Speaking of the Internet, it looks like television has pretty much moved onto streaming services from actual television networks (which mostly exist to advertise Tom Selleck’s moustache). Shows bubble up and disappear like quantum foam. Seasons no longer run for 20 or more episodes. No one takes a break in September. Seinfeld ended in 1998. Seinfeld is still airing. There are more shows than ever before. There are more cancellations than there are shows. The possibilities are endless. The realities are something more limited.
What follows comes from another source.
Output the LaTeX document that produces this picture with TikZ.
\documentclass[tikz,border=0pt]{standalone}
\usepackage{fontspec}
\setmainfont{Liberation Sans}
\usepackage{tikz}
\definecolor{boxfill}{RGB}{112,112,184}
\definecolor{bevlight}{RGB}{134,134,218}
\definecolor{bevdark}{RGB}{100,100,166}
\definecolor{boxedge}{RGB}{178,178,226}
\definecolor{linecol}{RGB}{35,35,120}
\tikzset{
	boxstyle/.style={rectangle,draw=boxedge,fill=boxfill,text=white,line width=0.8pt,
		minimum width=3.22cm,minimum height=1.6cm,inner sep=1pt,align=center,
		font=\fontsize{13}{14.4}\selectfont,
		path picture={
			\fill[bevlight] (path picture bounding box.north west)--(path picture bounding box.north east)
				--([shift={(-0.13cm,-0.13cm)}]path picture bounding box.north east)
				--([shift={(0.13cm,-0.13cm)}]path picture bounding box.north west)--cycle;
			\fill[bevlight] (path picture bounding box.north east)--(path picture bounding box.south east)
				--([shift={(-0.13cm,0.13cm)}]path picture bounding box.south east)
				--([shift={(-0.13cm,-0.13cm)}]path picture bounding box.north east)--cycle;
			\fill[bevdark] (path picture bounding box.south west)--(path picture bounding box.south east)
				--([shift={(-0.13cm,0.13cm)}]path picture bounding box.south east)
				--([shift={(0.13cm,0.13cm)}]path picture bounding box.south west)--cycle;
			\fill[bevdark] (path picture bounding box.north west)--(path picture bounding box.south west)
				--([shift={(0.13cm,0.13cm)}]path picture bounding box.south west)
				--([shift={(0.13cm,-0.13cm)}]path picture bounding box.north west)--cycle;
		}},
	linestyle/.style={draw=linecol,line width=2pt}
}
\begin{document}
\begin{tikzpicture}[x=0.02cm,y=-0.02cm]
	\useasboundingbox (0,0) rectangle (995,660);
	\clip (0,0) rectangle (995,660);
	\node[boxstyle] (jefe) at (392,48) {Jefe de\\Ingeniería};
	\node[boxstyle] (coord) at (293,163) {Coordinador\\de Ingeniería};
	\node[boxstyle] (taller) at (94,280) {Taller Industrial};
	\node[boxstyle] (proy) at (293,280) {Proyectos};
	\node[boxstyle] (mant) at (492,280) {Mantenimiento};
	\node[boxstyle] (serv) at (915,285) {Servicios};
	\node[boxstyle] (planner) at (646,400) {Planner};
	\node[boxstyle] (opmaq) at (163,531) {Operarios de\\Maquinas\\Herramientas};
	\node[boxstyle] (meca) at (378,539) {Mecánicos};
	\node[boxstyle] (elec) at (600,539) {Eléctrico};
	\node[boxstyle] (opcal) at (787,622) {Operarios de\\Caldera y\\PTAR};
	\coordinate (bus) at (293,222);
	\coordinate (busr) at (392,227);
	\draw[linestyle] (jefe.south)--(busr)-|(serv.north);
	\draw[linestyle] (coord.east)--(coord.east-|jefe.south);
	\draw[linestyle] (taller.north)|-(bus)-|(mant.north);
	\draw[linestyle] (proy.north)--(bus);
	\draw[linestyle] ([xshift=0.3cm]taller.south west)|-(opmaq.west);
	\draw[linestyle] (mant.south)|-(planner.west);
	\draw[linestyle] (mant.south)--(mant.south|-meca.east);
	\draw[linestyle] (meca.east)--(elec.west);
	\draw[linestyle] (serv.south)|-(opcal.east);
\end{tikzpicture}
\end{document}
I have awoken too late, the consensus goes, into the post-Golden Age, post-Peak era of television, when Star Wars has retreated to the small screen (that Andor though) and the most enduring entertainments are slick, salacious high-budget soap operas that stream endlessly, available whenever you choose. The latest trend? Free ad-supported television sites like Tubi, which sounds a lot like the television channels of 1993. Maybe I awoke at the right time after all.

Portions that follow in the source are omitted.